このアルバムが受ける理由としてあげられたポイントはおっしゃるとおりだと思います。
>ある意味ブロガーさんウケのいいアルバムかも?
そうだと思います。
>今回の発売の中でこれだけ買ったという方も多かったようでした。
正に私です(笑)。
>ウディ・ショウへのトリビュートになってますけど、気にしないでも楽しめた感じです。
そうですね。
それにウディ・ショウと言っても普通の人はピンと来ないでしょうから、気にせず聴いたほうが良いと思いました。
TBありがとうございます。
私もTBさせていただきます。
投稿: いっき | 2010年8月15日 (日) 14時31分
これも、面白かったですね。
>凄いのはジャズの血を受け継ぎまくっているということ
あ、そうですねl。気がつかなかった。
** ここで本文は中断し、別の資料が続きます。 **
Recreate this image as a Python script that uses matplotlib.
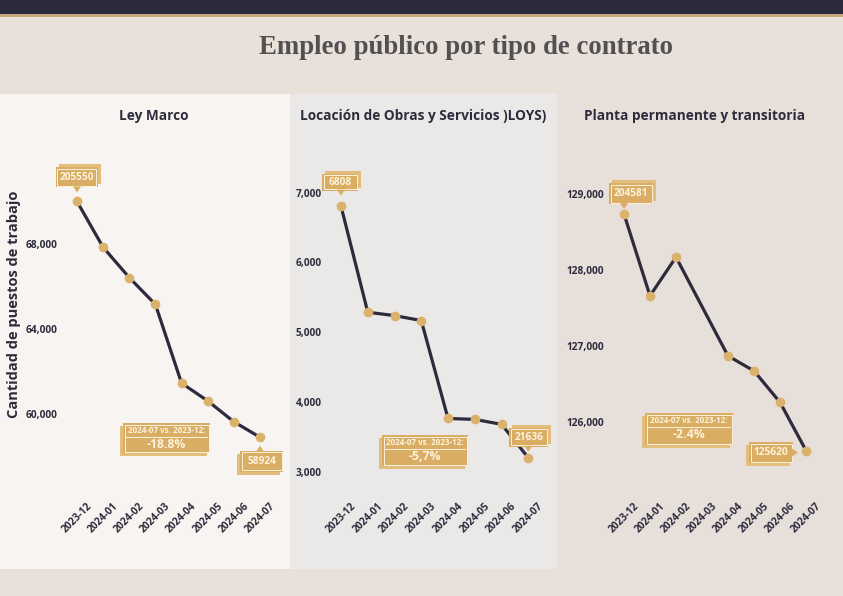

(爆)
今時、ちょっとだけ、ショウにもはまりました。
投稿: すずっく | 2010年9月 1日 (水) 18時29分
すずっくさま
いいアルバムですよね。
気にいりました。
Monday満ちるさんはジャズ界のサラブレットです(笑)。
ご本人はジャズはやってないですけどね。
>今時、ちょっとだけ、ショウにもはまりました。
ショウはあまり目立たず渋いですが、B級グルメ的な部分に惹かれます。
トラバありがとうございます。
私からもトラバさせていただきます。